→ **Provided material**
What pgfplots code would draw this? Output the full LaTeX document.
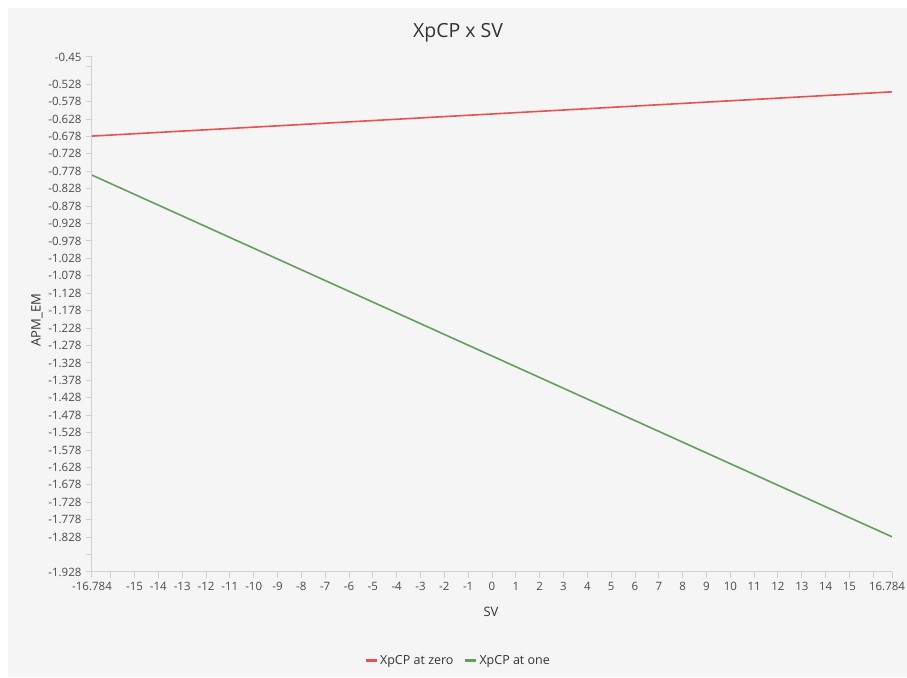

==

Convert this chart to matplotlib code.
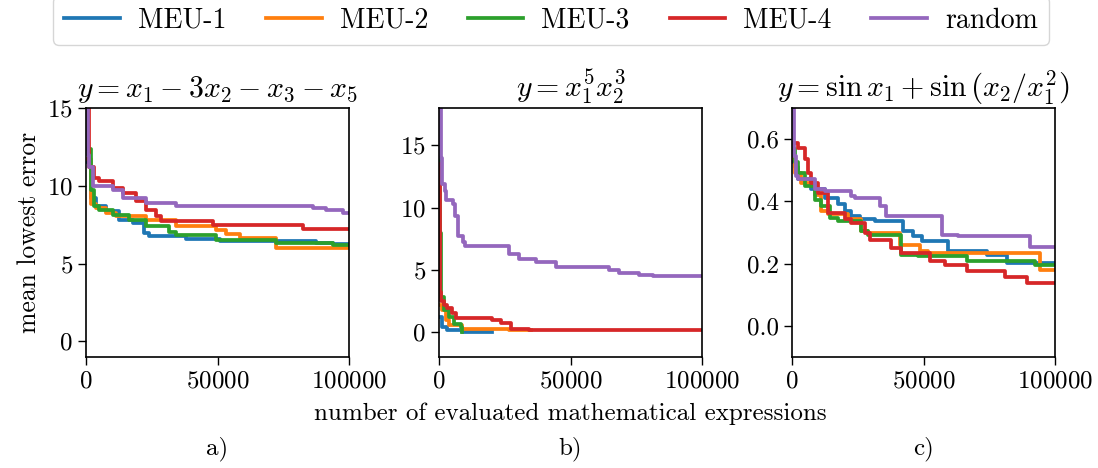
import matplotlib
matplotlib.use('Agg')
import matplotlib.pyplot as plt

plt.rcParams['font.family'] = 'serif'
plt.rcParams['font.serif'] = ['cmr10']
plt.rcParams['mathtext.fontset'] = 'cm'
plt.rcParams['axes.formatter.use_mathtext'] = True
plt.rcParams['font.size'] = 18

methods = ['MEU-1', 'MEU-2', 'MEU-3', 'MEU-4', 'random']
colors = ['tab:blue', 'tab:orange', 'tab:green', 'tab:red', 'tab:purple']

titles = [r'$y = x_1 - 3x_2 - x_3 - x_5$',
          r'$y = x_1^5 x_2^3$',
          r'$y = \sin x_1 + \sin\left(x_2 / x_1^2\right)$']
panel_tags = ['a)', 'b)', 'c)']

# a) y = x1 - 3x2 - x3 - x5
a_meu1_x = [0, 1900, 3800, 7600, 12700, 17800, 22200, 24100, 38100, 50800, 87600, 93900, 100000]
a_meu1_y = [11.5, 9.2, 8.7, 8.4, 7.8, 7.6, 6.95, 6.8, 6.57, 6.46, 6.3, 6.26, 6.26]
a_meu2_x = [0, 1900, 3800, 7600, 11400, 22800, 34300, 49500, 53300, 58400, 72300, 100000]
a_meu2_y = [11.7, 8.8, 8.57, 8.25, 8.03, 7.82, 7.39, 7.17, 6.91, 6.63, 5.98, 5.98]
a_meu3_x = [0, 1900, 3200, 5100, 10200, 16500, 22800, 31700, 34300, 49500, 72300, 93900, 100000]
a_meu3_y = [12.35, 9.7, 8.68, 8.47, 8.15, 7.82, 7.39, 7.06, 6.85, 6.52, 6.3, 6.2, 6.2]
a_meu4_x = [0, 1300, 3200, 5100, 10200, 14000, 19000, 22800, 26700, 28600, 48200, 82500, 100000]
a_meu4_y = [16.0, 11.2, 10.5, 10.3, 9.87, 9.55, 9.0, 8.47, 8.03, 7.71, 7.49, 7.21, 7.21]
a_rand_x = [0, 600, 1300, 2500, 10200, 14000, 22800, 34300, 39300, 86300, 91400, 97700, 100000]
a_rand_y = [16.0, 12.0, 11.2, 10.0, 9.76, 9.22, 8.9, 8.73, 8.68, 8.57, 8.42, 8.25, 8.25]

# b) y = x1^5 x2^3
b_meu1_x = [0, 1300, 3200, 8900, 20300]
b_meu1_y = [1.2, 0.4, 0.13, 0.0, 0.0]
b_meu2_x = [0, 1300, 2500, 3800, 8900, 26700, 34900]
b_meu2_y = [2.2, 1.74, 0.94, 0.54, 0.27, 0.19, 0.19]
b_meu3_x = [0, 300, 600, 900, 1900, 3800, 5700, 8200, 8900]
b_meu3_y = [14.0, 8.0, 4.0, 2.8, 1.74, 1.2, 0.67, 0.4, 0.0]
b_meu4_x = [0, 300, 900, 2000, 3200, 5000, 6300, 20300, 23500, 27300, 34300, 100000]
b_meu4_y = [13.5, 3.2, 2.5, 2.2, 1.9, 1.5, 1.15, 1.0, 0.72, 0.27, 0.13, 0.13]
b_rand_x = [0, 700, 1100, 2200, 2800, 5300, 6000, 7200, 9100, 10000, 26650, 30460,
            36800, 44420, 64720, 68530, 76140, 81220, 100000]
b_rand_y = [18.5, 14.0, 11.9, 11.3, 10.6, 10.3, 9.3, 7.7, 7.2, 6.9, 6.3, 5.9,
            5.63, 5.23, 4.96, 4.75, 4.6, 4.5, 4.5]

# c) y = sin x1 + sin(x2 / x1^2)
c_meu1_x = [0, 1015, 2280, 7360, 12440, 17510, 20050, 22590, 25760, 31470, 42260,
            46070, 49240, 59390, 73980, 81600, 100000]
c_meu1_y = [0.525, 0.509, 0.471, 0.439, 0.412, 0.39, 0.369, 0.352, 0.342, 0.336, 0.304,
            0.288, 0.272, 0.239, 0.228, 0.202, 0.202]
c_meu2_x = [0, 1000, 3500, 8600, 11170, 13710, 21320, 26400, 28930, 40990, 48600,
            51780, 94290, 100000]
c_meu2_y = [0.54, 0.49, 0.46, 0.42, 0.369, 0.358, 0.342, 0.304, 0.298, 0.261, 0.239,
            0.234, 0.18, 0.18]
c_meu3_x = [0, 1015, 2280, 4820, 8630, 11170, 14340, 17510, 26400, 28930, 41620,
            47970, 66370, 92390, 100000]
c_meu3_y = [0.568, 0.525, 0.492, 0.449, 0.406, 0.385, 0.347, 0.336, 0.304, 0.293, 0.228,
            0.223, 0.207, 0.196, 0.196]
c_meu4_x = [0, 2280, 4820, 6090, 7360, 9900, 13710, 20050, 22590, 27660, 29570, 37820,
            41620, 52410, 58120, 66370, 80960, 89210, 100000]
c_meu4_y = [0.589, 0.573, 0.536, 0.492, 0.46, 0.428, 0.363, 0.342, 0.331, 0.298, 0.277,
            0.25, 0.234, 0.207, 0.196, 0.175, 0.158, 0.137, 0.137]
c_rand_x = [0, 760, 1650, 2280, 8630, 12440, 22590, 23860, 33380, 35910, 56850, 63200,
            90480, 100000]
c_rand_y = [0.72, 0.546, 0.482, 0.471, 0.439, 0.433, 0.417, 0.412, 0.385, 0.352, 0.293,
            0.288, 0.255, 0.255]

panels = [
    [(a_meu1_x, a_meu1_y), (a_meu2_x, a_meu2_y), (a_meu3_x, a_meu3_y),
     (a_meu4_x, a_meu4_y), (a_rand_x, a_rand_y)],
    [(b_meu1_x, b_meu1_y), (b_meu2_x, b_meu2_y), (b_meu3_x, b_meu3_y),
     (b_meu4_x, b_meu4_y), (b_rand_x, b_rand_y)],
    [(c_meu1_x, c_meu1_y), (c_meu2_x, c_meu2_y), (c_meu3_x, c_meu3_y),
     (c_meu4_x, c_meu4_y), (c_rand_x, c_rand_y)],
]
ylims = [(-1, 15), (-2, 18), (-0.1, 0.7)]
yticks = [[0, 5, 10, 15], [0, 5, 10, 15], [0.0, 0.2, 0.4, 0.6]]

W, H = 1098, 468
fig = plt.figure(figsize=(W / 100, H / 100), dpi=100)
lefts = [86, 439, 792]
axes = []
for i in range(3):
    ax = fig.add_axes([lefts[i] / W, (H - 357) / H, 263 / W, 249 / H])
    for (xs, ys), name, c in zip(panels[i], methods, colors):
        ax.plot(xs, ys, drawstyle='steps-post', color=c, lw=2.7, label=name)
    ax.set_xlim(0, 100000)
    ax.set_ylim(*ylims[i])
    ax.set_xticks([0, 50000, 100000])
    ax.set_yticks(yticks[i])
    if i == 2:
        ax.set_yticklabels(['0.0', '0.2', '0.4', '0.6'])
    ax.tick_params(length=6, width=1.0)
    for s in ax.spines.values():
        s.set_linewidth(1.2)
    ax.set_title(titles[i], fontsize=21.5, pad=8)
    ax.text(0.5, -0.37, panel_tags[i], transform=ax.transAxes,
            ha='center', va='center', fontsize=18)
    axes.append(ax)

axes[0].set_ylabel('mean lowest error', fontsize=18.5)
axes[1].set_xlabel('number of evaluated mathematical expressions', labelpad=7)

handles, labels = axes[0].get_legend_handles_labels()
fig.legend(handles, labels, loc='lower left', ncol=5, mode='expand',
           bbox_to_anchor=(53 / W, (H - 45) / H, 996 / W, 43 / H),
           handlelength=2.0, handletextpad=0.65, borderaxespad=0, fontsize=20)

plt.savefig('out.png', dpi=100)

→ **Exercise objective**
Both the line containing "Convert this chart to matplotlib code." and the line containing "['tab:blue', 'tab:orange', 'tab:green', 'tab:red', 'tab:purple']" belong in the copy, along with every line between them. Reproduce that stretch exactly, without the pictures.

→ **Result of the exercise**
Convert this chart to matplotlib code.
import matplotlib
matplotlib.use('Agg')
import matplotlib.pyplot as plt

plt.rcParams['font.family'] = 'serif'
plt.rcParams['font.serif'] = ['cmr10']
plt.rcParams['mathtext.fontset'] = 'cm'
plt.rcParams['axes.formatter.use_mathtext'] = True
plt.rcParams['font.size'] = 18

methods = ['MEU-1', 'MEU-2', 'MEU-3', 'MEU-4', 'random']
colors = ['tab:blue', 'tab:orange', 'tab:green', 'tab:red', 'tab:purple']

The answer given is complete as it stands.